There are 2 other system calls which might be used as well

  • system - Allows executing of arbitrary shell commands
  • clone - Used in Linux for creating threads
Hello Friend

1. Fork

This system call creates a child process which is a replica of parent process. The data, heap and stack memory segments are copied to the child. The text segment of memory is made read-only shared between parent and child. The file descriptors of parent are duplicated in child. The stdio buffers of parent are also inherited by child.
After fork depending on system it can be either parent or child that is scheduled for CPU time next.

child_pid = fork()

In modern Linux, the virtual memory of parent does not at once get copied to child. This is because in many cases the child calls exec just after creation which clears the memory. So instead copying memory kernel uses copy-on-write (COW) method. The kernel shares the memory between parent and child and on receiving any call to modify the memory, creates a copy of virtual memory to the calling process.
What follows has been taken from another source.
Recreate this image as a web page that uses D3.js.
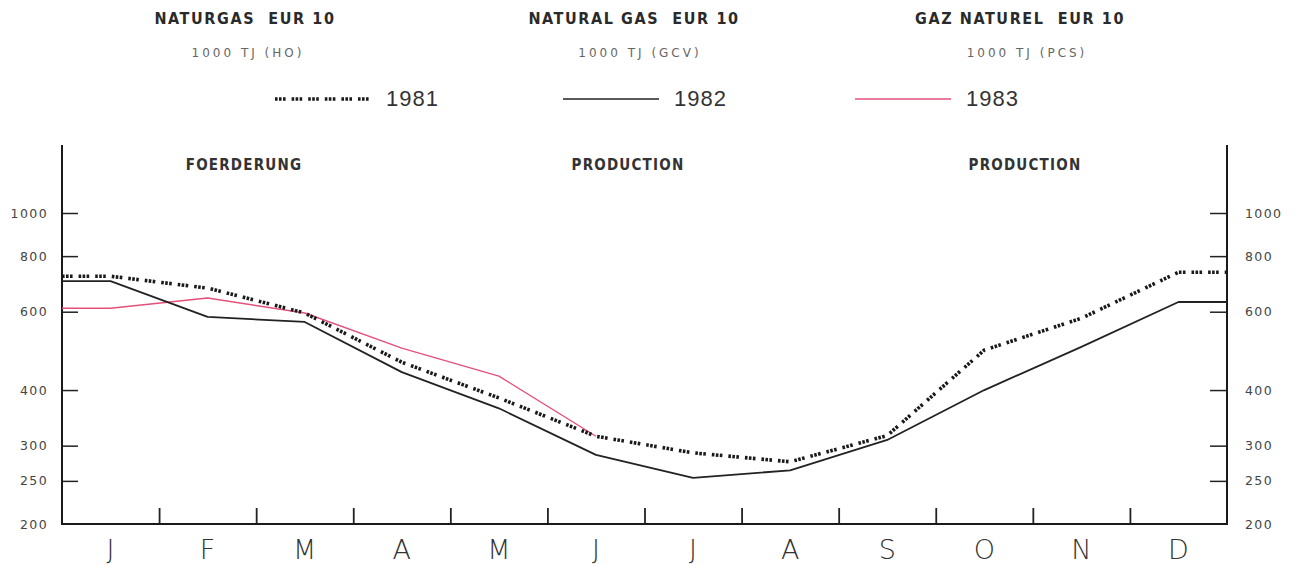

There are pros and cons for scheduling parent or child at once after fork. Child getting scheduled is helpful if it calls exec replacing the memory. In this case parents’ memory stays intact and does not require re-allocation. The advantage of running parent process is that the memory pages required by the process are probably already loaded and it enables faster execution. In Linux, the parent process is generally scheduled to run after fork. This kernel setting can changed using sysconfig or /proc filesystem.

The file descriptors are copied to child and so child shares the file description table. The file_offset which points the location of file last access set by read, write, lseek system calls. The file_offset being shared prevents parent and child from over-writing each other. But it might still intermingle the writes. To avoid intermingling of writes wait system call can be used, so that parent process is blocked till child is running.

vfork

vfork is variant of fork system call that is more efficient if the child is supposed to exec after fork. This does not copy parent’s memory and blocks the parent until the child calls exec.

2. Exec

There isn’t system call named exec, instead execve and list of exec variants are used. This causes the memory of the child inherited parent to be cleared and the new program passed as argument to exec function to be loaded.